Language requirements for Bolts and Wolts


PHOTO: Sille Annuk

The Language Inspectorate is putting pressure of decision-makers for legislation to be updated in order to protect the Estonian language by requiring rental labor to comply with language requirements.

The requirement to speak Estonian is virtually nonexistent when it comes to taxi and ridesharing drivers. Estonian skills are largely overlooked also regarding food couriers, cashiers and bus drivers – front-line staff in almost all fields where foreign labor is active. Taxi drivers often do not understand when you ask for an additional stop nor couriers directions to your location.

Director General of the Language Inspectorate Ilmar Tomusk says that problems begin with the question of who is responsible for compliance.

Things are clear at first glance. The Language Act and Consumer Protection Act are explicit in stating that the consumer has the right to information and service in Estonian. That is why employees who speak directly to clients must speak enough Estonian to be able to successfully perform their tasks. The required proficiency level for couriers is A2, while taxi drivers and cashiers must have the B1 proficiency.

Rental labor requirements

The government’s language requirements regulation is equally clear in stipulating that the employer is responsible for making sure employees who are required to speak the official language do.

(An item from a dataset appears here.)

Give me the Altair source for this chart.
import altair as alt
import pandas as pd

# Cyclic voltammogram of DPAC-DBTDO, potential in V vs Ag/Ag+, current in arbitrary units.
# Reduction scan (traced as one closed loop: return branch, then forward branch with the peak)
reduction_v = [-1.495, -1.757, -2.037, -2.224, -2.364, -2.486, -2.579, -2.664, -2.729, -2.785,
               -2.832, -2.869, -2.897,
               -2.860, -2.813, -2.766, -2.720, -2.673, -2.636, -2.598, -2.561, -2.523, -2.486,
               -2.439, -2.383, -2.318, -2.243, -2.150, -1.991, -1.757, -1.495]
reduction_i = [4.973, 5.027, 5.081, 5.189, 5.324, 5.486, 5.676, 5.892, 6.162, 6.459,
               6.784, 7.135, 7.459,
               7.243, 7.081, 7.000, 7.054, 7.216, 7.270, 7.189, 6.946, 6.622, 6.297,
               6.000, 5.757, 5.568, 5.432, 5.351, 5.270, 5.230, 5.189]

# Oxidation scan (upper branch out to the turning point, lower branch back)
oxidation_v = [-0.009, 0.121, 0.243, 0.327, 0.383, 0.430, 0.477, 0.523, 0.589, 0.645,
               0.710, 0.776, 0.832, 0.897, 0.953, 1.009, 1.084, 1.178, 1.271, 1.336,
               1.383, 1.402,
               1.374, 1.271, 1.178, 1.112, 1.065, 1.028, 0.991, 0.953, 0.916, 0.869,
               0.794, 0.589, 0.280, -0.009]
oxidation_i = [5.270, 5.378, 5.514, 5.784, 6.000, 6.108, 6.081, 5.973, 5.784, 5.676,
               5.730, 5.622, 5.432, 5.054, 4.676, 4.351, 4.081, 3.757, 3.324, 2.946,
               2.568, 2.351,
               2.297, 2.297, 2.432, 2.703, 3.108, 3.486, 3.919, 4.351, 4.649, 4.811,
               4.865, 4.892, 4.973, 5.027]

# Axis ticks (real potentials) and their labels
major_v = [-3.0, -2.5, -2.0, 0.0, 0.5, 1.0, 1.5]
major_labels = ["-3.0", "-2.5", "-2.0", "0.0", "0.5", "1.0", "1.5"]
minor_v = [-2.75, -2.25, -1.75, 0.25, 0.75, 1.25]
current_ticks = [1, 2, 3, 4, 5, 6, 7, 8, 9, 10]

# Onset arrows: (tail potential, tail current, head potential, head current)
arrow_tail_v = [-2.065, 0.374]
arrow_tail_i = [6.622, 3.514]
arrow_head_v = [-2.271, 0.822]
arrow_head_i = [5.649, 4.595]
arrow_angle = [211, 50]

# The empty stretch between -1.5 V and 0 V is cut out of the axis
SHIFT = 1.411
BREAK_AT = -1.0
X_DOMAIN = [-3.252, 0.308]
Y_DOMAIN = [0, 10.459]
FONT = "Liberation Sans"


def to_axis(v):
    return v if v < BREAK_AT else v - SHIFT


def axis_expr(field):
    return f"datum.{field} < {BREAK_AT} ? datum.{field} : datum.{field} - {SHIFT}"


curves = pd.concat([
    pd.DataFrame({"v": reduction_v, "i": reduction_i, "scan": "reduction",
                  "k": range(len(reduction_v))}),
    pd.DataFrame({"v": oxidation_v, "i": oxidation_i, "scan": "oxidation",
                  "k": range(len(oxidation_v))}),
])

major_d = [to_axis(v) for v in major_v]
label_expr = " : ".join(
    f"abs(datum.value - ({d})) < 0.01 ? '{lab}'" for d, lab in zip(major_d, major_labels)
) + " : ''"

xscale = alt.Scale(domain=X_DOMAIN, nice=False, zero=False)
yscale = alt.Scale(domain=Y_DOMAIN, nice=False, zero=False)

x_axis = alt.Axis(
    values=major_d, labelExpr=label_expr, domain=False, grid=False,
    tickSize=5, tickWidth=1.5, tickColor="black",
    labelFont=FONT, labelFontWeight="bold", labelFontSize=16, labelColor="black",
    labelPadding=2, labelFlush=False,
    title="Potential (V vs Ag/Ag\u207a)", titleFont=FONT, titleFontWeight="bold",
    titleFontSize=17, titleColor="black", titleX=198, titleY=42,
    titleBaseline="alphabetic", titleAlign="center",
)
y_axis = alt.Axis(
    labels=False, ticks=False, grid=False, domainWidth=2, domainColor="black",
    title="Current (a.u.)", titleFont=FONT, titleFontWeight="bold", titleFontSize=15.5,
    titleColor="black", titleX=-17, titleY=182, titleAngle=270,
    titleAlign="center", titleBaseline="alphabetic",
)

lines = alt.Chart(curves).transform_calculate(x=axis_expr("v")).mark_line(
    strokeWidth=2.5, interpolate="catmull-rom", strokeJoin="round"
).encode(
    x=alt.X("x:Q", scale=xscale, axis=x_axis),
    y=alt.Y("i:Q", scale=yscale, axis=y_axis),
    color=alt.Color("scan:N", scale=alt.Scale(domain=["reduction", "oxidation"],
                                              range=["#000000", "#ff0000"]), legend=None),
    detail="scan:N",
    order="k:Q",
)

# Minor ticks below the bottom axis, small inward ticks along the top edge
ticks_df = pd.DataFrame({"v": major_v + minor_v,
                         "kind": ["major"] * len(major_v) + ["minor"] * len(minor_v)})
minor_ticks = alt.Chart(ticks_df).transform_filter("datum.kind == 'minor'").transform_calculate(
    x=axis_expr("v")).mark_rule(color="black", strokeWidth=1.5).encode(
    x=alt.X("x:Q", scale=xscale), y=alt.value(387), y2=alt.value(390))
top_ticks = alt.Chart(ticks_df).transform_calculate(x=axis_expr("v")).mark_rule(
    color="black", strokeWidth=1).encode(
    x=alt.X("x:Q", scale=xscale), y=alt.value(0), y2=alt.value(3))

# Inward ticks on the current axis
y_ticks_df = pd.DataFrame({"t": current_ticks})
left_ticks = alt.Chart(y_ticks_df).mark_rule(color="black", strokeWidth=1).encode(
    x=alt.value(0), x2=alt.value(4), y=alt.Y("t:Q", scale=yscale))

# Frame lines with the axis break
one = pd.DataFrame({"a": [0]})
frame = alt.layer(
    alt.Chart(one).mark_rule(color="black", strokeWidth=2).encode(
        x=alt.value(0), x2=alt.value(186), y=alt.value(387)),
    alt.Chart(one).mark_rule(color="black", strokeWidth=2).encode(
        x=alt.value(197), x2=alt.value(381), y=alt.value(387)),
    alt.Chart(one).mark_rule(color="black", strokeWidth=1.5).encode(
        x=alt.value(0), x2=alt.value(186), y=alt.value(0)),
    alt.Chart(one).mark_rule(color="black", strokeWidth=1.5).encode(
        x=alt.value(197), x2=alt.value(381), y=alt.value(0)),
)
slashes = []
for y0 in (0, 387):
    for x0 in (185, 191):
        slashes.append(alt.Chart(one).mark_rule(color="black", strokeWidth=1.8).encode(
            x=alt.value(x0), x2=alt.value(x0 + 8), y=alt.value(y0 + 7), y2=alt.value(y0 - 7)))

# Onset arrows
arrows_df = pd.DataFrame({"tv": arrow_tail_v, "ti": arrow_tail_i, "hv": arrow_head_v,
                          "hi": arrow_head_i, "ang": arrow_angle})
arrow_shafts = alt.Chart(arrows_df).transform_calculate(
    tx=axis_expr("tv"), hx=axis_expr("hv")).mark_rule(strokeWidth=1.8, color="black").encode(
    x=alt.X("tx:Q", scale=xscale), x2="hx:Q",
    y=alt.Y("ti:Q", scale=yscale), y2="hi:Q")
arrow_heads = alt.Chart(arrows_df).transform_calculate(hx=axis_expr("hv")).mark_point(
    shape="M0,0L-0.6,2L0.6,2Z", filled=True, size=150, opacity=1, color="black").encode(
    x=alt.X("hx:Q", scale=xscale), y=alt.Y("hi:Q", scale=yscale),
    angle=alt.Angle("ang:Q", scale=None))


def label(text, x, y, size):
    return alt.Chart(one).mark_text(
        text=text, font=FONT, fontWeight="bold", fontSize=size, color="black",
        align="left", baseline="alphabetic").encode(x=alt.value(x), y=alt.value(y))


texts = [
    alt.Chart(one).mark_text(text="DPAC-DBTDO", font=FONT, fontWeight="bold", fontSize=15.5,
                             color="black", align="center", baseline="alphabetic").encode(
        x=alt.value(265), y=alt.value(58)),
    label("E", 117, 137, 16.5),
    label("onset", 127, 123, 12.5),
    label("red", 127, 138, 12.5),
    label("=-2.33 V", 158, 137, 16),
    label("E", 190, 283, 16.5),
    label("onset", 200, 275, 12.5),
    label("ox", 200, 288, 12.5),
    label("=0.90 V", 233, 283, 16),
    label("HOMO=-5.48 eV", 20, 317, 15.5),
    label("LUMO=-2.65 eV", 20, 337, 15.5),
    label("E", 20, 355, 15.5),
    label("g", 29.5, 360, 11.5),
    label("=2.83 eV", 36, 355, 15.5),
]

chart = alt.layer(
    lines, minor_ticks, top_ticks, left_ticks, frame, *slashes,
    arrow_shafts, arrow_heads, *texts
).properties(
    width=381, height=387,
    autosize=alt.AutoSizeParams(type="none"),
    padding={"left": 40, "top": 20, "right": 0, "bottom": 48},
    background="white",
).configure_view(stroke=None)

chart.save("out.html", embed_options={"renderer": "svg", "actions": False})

“The labor market has a great number of rental labor providers supplying hotels, restaurants and supermarket chains with staff. Such workers are employed by the rental labor company that can be registered abroad. We cannot hold a foreign company accountable for what their employees do here,” Tomusk explained.

Hence the counteroffensive. The inspectorate has made a proposal to the Ministry of Education and Research to complement the regulation by requiring employers who are already responsible for their employees’ language proficiency to also vouch for the language skills of rental labor doing the same work.

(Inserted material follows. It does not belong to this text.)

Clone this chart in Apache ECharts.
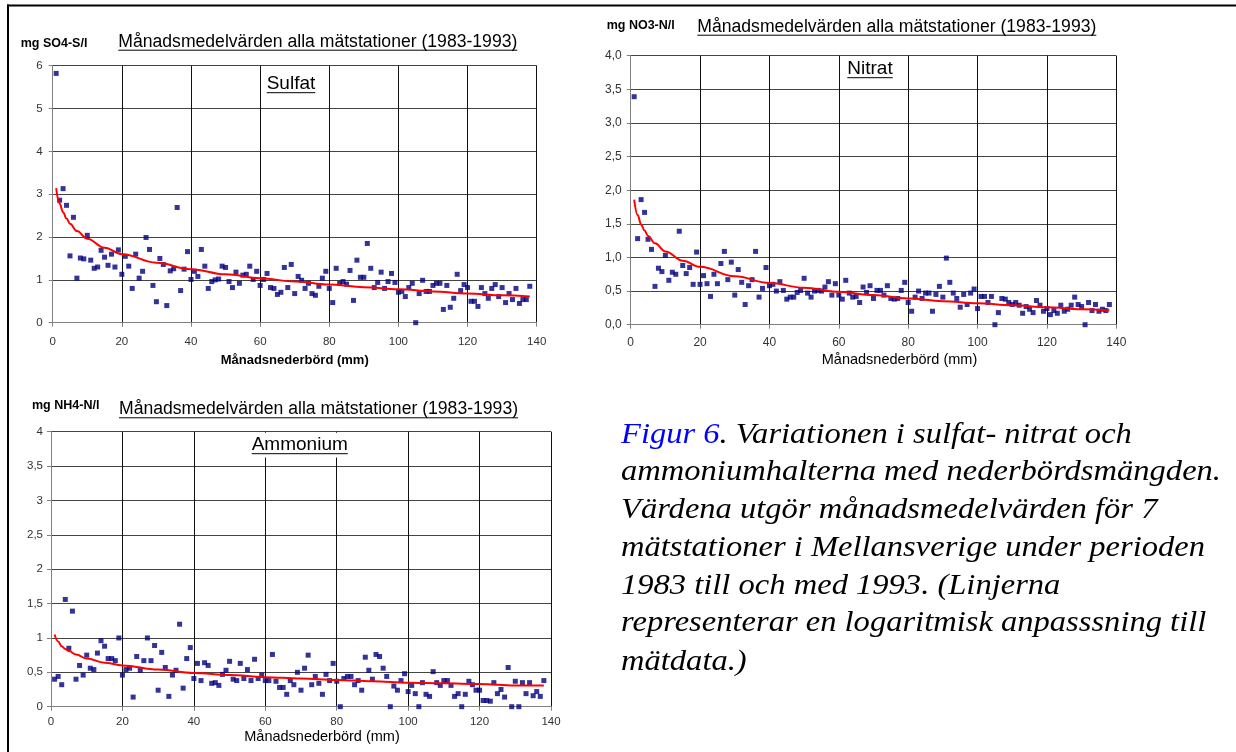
<!DOCTYPE html>
<html><head><meta charset="utf-8">
<script src="https://cdn.jsdelivr.net/npm/echarts@6/dist/echarts.min.js"></script>
<style>html,body{margin:0;padding:0;background:#fff}#c{width:1236px;height:752px}</style>
</head><body><div id="c"></div>
<script>
// Monthly precipitation (mm), x positions shared by all three panels
const precipMm = [1,2,3,4,5,6,7,8,9,10,11,12,13,14,15,16,17,18,19,20,21,22,23,24,25,26,27,28,29,30,31,32,33,34,35,36,37,38,39,40,41,42,43,44,45,46,47,48,49,50,51,52,53,54,55,56,57,58,59,60,61,62,63,64,65,66,67,68,69,70,71,72,73,74,75,76,77,78,79,80,81,82,83,84,85,86,87,88,89,90,91,92,93,94,95,96,97,98,99,100,101,102,103,104,105,106,107,108,109,110,111,112,113,114,115,116,117,118,119,120,121,122,123,124,125,126,127,128,129,130,131,132,133,134,135,136,137,138];

// mg SO4-S/l
const sulfat = [5.82,2.86,3.13,2.74,1.56,2.46,1.04,1.51,1.49,2.04,1.46,1.27,1.30,1.69,1.53,1.34,1.60,1.30,1.70,1.13,1.55,1.32,0.80,1.60,1.04,1.20,1.99,1.71,0.87,0.49,1.50,1.36,0.40,1.21,1.26,2.69,0.75,1.25,1.66,1.01,1.20,1.08,1.71,1.32,0.80,0.96,1.00,1.02,1.32,1.29,0.96,0.82,1.18,0.92,1.11,1.13,1.32,1.01,1.20,0.87,1.01,1.15,0.82,0.80,0.66,0.71,1.29,0.82,1.36,0.68,1.08,0.99,0.80,0.92,0.68,0.64,0.85,1.04,1.20,0.80,0.47,1.27,0.92,0.96,0.90,1.22,0.52,1.46,1.06,1.06,1.85,1.27,0.82,0.94,1.18,0.80,0.96,1.15,0.94,0.71,0.73,0.61,0.82,0.92,0.00,0.68,0.99,0.73,0.73,0.87,0.92,0.92,0.31,0.87,0.36,0.57,1.13,0.75,0.89,0.82,0.50,0.50,0.38,0.82,0.68,0.57,0.80,0.89,0.61,0.82,0.47,0.68,0.54,0.80,0.45,0.54,0.54,0.85];

// mg NO3-N/l
const nitrat = [3.39,1.28,1.86,1.67,1.27,1.12,0.57,0.84,0.79,1.03,0.66,0.78,0.75,1.39,0.88,0.76,0.85,0.60,1.08,0.60,0.73,0.61,0.42,0.75,0.61,0.91,1.09,0.67,0.93,0.44,0.82,0.63,0.30,0.58,0.67,1.09,0.41,0.54,0.85,0.58,0.60,0.50,0.64,0.51,0.38,0.41,0.41,0.48,0.51,0.69,0.47,0.41,0.50,0.51,0.50,0.56,0.64,0.44,0.61,0.44,0.38,0.66,0.47,0.41,0.42,0.33,0.56,0.48,0.58,0.39,0.51,0.51,0.44,0.58,0.39,0.38,0.39,0.51,0.63,0.33,0.20,0.41,0.50,0.39,0.47,0.47,0.20,0.45,0.57,0.41,0.99,0.63,0.47,0.39,0.26,0.45,0.30,0.47,0.53,0.24,0.42,0.42,0.33,0.42,0.00,0.18,0.39,0.38,0.33,0.30,0.33,0.29,0.17,0.27,0.23,0.18,0.36,0.29,0.20,0.24,0.15,0.21,0.17,0.29,0.20,0.23,0.29,0.41,0.30,0.27,0.00,0.33,0.21,0.30,0.20,0.23,0.21,0.30];

// mg NH4-N/l
const ammonium = [0.40,0.44,0.32,1.56,0.85,1.39,0.40,0.60,0.46,0.75,0.56,0.54,0.78,0.96,0.88,0.70,0.70,0.67,1.00,0.46,0.54,0.56,0.14,0.73,0.53,0.67,1.00,0.67,0.89,0.24,0.79,0.57,0.15,0.46,0.53,1.20,0.27,0.70,0.86,0.41,0.63,0.38,0.64,0.60,0.34,0.35,0.31,0.47,0.53,0.66,0.40,0.38,0.63,0.41,0.54,0.38,0.69,0.41,0.46,0.38,0.38,0.76,0.37,0.28,0.28,0.18,0.38,0.32,0.50,0.24,0.56,0.75,0.32,0.44,0.34,0.18,0.47,0.38,0.63,0.37,0.00,0.41,0.44,0.44,0.32,0.38,0.24,0.72,0.53,0.40,0.76,0.73,0.56,0.44,0.00,0.30,0.24,0.38,0.48,0.22,0.31,0.19,0.00,0.35,0.18,0.15,0.51,0.35,0.31,0.38,0.38,0.31,0.15,0.19,0.00,0.18,0.37,0.32,0.24,0.24,0.09,0.09,0.08,0.35,0.19,0.25,0.14,0.57,0.00,0.37,0.00,0.35,0.19,0.35,0.16,0.22,0.15,0.38];

// Logarithmic trend lines at sample x
const trendX = [1,2,3,4,5,7,10,15,20,30,40,50,60,70,80,90,100,110,120,130,138];
const sulfatTrend = [3.14,2.78,2.58,2.43,2.31,2.14,1.96,1.75,1.60,1.40,1.25,1.13,1.04,0.96,0.89,0.83,0.78,0.73,0.68,0.64,0.61];
const nitratTrend = [1.86,1.63,1.49,1.40,1.32,1.21,1.09,0.95,0.86,0.72,0.62,0.55,0.49,0.44,0.39,0.35,0.32,0.29,0.26,0.23,0.21];
const ammoniumTrend = [1.05,0.95,0.88,0.84,0.81,0.76,0.70,0.64,0.60,0.54,0.49,0.46,0.43,0.41,0.39,0.37,0.35,0.34,0.33,0.31,0.31];

// Text
const xAxisName = 'Månadsnederbörd (mm)';
const panelTitle = 'Månadsmedelvärden alla mätstationer (1983-1993)';
const unitLabels = ['mg SO4-S/l', 'mg NO3-N/l', 'mg NH4-N/l'];
const seriesNames = ['Sulfat', 'Nitrat', 'Ammonium'];
const captionLines = [
  '{b|Figur 6}. Variationen i sulfat- nitrat och',
  'ammoniumhalterna med nederbördsmängden.',
  'Värdena utgör månadsmedelvärden för 7',
  'mätstationer i Mellansverige under perioden',
  '1983 till och med 1993. (Linjerna',
  'representerar en logaritmisk anpasssning till',
  'mätdata.)'
];

const SANS = '"Liberation Sans", Arial, sans-serif';
const SERIF = '"Liberation Serif", "Times New Roman", serif';
const ctx = document.createElement('canvas').getContext('2d');
function textW(str, font) { ctx.font = font; return ctx.measureText(str).width; }

const pairs = (xs, ys) => xs.map((x, k) => [x, ys[k]]);

const grids = [
  { left: 52.7, top: 65.7, width: 484, height: 257 },
  { left: 630.7, top: 55.7, width: 485.6, height: 269 },
  { left: 51, top: 431.7, width: 500, height: 275 }
];

const yCfg = [
  { max: 6, interval: 1, fmt: v => String(v), margin: 10, fs: 11.5 },
  { max: 4, interval: 0.5, fmt: v => v.toFixed(1).replace('.', ','), margin: 9, fs: 12 },
  { max: 4, interval: 0.5, fmt: v => String(v).replace('.', ','), margin: 8, fs: 11.5 }
];
const xCfg = [
  { margin: 13, fs: 11.5, nameGap: 31, nameFont: { fontWeight: 'bold', fontSize: 13 }, nameShift: 0 },
  { margin: 12, fs: 12, nameGap: 28, nameFont: { fontWeight: 'normal', fontSize: 14.5 }, nameShift: 52 },
  { margin: 9.5, fs: 11.5, nameGap: 19, nameFont: { fontWeight: 'normal', fontSize: 14.5 }, nameShift: 42 }
];

const xAxes = xCfg.map((c, i) => ({
  type: 'value', gridIndex: i, min: 0, max: 140, interval: 20,
  name: xAxisName, nameLocation: 'middle', nameGap: c.nameGap,
  nameTextStyle: Object.assign({ color: '#000', fontFamily: SANS, padding: [0, 0, 0, c.nameShift] }, c.nameFont),
  axisLine: { show: true, onZero: false, lineStyle: { color: '#808080', width: 1 } },
  axisTick: { show: true, length: 4, inside: false, lineStyle: { color: '#808080' } },
  axisLabel: { color: '#333', fontFamily: SANS, fontSize: c.fs, margin: c.margin },
  splitLine: { show: true, lineStyle: { color: '#111', width: 1 } }
}));
const yAxes = yCfg.map((c, i) => ({
  type: 'value', gridIndex: i, min: 0, max: c.max, interval: c.interval,
  axisLine: { show: true, onZero: false, lineStyle: { color: '#808080', width: 1 } },
  axisTick: { show: true, length: 4, inside: false, lineStyle: { color: '#808080' } },
  axisLabel: { color: '#333', fontFamily: SANS, fontSize: c.fs, margin: c.margin, formatter: c.fmt },
  splitLine: { show: true, lineStyle: { color: '#444', width: 1 } }
}));

const values = [sulfat, nitrat, ammonium];
const trends = [sulfatTrend, nitratTrend, ammoniumTrend];
const series = [];
values.forEach((v, i) => {
  series.push({
    type: 'scatter', name: seriesNames[i], xAxisIndex: i, yAxisIndex: i,
    symbol: 'rect', symbolSize: 5, clip: false, z: 3,
    itemStyle: { color: '#000080' }, data: pairs(precipMm, v)
  });
  series.push({
    type: 'line', xAxisIndex: i, yAxisIndex: i, smooth: 0.4, smoothMonotone: 'x',
    symbol: 'none', showSymbol: false, z: 4,
    lineStyle: { color: '#FF0000', width: 2 }, data: pairs(trendX, trends[i])
  });
});

// Layout of text decorations
const titlePos = [ { x: 118.3, y: 41.7 }, { x: 697.3, y: 26.7 }, { x: 119, y: 409.3 } ];
const unitPos = [ { x: 20.7, y: 44 }, { x: 606.7, y: 26 }, { x: 32, y: 406 } ];
const namePos = [ { x: 266.7, y: 84 }, { x: 847.3, y: 69 }, { x: 251.7, y: 445 } ];
const graphic = [];
graphic.push({ type: 'rect', shape: { x: 7, y: 4.5, width: 1229, height: 2 }, style: { fill: '#000' }, z: 10 });
graphic.push({ type: 'rect', shape: { x: 7, y: 4.5, width: 2, height: 748 }, style: { fill: '#000' }, z: 10 });

const titleFont = '17.6px ' + SANS;
const nameFont = '19px ' + SANS;
for (let i = 0; i < 3; i++) {
  graphic.push({ type: 'text', x: unitPos[i].x, y: unitPos[i].y, z: 10,
    style: { text: unitLabels[i], font: 'bold 12.5px ' + SANS, fill: '#000', verticalAlign: 'middle', textAlign: 'left' } });
  const tw = textW(panelTitle, titleFont);
  graphic.push({ type: 'text', x: titlePos[i].x, y: titlePos[i].y, z: 10,
    style: { text: panelTitle, font: titleFont, fill: '#000', verticalAlign: 'middle', textAlign: 'left' } });
  graphic.push({ type: 'line', z: 10, shape: { x1: titlePos[i].x, y1: titlePos[i].y + 8.5, x2: titlePos[i].x + tw, y2: titlePos[i].y + 8.5 },
    style: { stroke: '#000', lineWidth: 1 } });
  const nw = textW(seriesNames[i], nameFont);
  if (i === 2) {
    graphic.push({ type: 'rect', z: 1, shape: { x: namePos[i].x - 2, y: grids[2].top + 1, width: nw + 4, height: namePos[i].y + 12.5 - grids[2].top - 1 },
      style: { fill: '#fff' } });
  }
  graphic.push({ type: 'text', x: namePos[i].x, y: namePos[i].y, z: 10,
    style: { text: seriesNames[i], font: nameFont, fill: '#000', verticalAlign: 'middle', textAlign: 'left' } });
  graphic.push({ type: 'line', z: 10, shape: { x1: namePos[i].x, y1: namePos[i].y + 8.7, x2: namePos[i].x + nw, y2: namePos[i].y + 8.7 },
    style: { stroke: '#000', lineWidth: 1 } });
}
const capY = [435, 472.5, 510.5, 548.5, 586, 623.5, 662];
const capFont = 'italic 30px ' + SERIF;
captionLines.forEach((t, k) => {
  graphic.push({ type: 'text', x: 621, y: capY[k], z: 10, scaleX: 1.085, scaleY: 1,
    style: { text: t, font: capFont, fill: '#000', verticalAlign: 'middle', textAlign: 'left',
      rich: { b: { fill: '#0000FF', font: capFont } } } });
});

const chart = echarts.init(document.getElementById('c'), null, { renderer: 'canvas' });
chart.setOption({
  animation: false,
  backgroundColor: '#fff',
  grid: grids.map(g => Object.assign({ containLabel: false, show: false }, g)),
  xAxis: xAxes,
  yAxis: yAxes,
  series: series,
  graphic: graphic
});
</script></body></html>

“A client does not have to know whether they are being helped by a salaried worker or a rental worker and are entitled to service in Estonian either way,” Tomusk said.

The situation is similar for ridesharing taxis. The Language Act requires a taxi driver to have B1 Estonian proficiency. Tomusk said it is regrettable the taxi drivers’ language requirement was abolished with the 2016 Public Transport Act, meaning that drivers can start offering the service without speaking the official language. Their language proficiency only becomes an issue if a client files a complaint.

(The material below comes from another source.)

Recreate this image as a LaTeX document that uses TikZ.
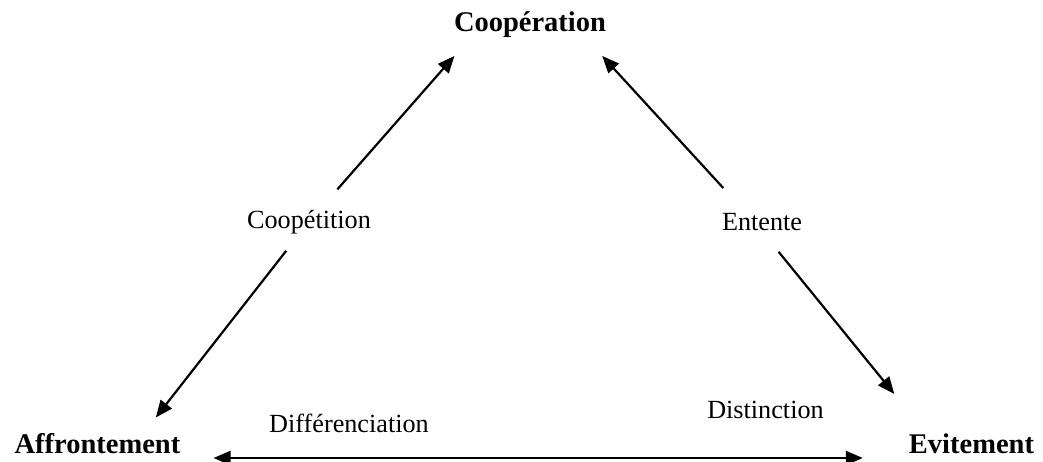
\documentclass[tikz,border=0pt]{standalone}
\usepackage{fontspec}
\setmainfont{Liberation Serif}
\usetikzlibrary{arrows.meta}

\begin{document}
\begin{tikzpicture}[
  x=1pt, y=1pt,
  pole/.style={inner sep=0, anchor=base,
              font=\fontsize{28.5}{32}\selectfont\bfseries},
  relation/.style={inner sep=0, anchor=base,
              font=\fontsize{26.2}{30}\selectfont},
  link/.style={line width=2.2pt, -{Triangle[length=17pt,width=14pt]}},
  twoway/.style={line width=2.2pt,
              {Triangle[length=17pt,width=14pt]}-{Triangle[length=17pt,width=14pt]}}
]
  \useasboundingbox (0,0) rectangle (1043,461);

  % Poles
  \node[pole] (coop) at (530,429)   {Coopération};
  \node[pole] (aff)  at (97.5,7.5)  {Affrontement};
  \node[pole] (evit) at (971.5,7.5) {Evitement};

  % Relations
  \node[relation] (coopet)  at (309,233)  {Coopétition};
  \node[relation] (entente) at (762,231)  {Entente};
  \node[relation] (diff)    at (349,29)   {Différenciation};
  \node[relation] (dist)    at (765.5,43) {Distinction};

  % Left side
  \draw[link, shorten <=43pt, shorten >=23.5pt]
    (coopet.center) -- ([xshift=-60pt]coop.south);
  \draw[link, shorten <=37pt, shorten >=20pt]
    (coopet.center) -- ([xshift=46pt]aff.north);

  % Right side
  \draw[link, shorten <=45.5pt, shorten >=24pt]
    ([xshift=-8pt]entente.center) -- ([xshift=56pt]coop.south);
  \draw[link, shorten <=39pt, shorten >=51pt]
    ([xshift=-8pt]entente.center) -- ([xshift=-45pt]evit.north);

  % Bottom
  \draw[twoway, shorten <=33pt, shorten >=46pt]
    ([yshift=-4.5pt]aff.base east) -- ([yshift=-4.5pt]evit.base west);
\end{tikzpicture}
\end{document}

The most peculiar aspect is that Bolt maintains they are an information society services company and not a taxi firm. “When a taxi looks like a taxi, operates like a taxi and has a driver who looks like and works as a taxi driver, they should be able to offer the service in accordance with requirements irrespective of what someone calls it based on the level of IT solutions involved,” Tomusk said.

Speaking the official language is especially important in traffic because a driver must be able to read temporary traffic control devices, call emergency services in case of an accident, solve real life situations that cannot be solved using a mobile app – if only learning about alternative routes or other unexpected situations.

The inspectorate finds that the taxi drivers’ language requirement needs to be restored in the Public Transport Act and that responsibility for the qualification of the service provider should reside with the taxi company or platform drivers use as well as drivers themselves.

“Offering a service using a technical aid does not change the nature of the service. In the case of a taxi driver who does not speak the language, it is the client who must emergence unscathed. It is not right,” Tomusk said.

Apps in Estonian

Sandra Särav, public policy manager for Bolt, said their application is just fine, commenting on the inspectorate’s proposals. “As concerns the situation today, according to the Language Act and the Consumer Protection Act, the consumer has the right to service in Estonian provided they do not agree to service in another language. The service offered by Bolt is an application that can be used to hail a Bolt car. The application can be used in Estonian.

Bolt’s customer support and other taxi services are available in Estonian through the app.

“There is no need to talk to the driver because all the necessary information can be found in the application. That is why our platform also caters to hearing impaired drivers, and our clients are absolutely fine with that,” Särav said.

Bolt’s representative said that drivers who use their application include a lot of people who speak a foreign language and who use the application as their main or complementary source of income.

“We fully support Estonian studies of everyone living in the country – including Bolt and Wolt drivers. And when it comes to language training, practice is everything. It is a sensible way for foreign students, who spend the rest of their day traveling between their dorm room and lecture halls, to learn the language – practicing with the help of people who want to have a conversation in the car in the first place,” Särav added.

Sharing economy companies, including Bolt, spoke out against planned changes to the Language Act already last year.

“The Estonian Sharing Economy Association finds that refusing to issue people service provider cards based on lack of language proficiency would clash with the Public Transport Act and constitute restriction of economic freedom,” a letter signed by Kristjan Vanaselja, head of the association and CEO of labor broker GoWorkaBit, reads.

Ministry to give the matter thought

Head of the Ministry of Education and Research’s language department Piret Kärtner told Postimees that she has analyzed the watchdog’s proposals and consulted with other ministries and representatives of employers.

“We are considering changing the regulation by specifying job titles as new ones have appeared and old ones disappeared. We will also compare the language requirements regulation to professional standard requirements,” she said.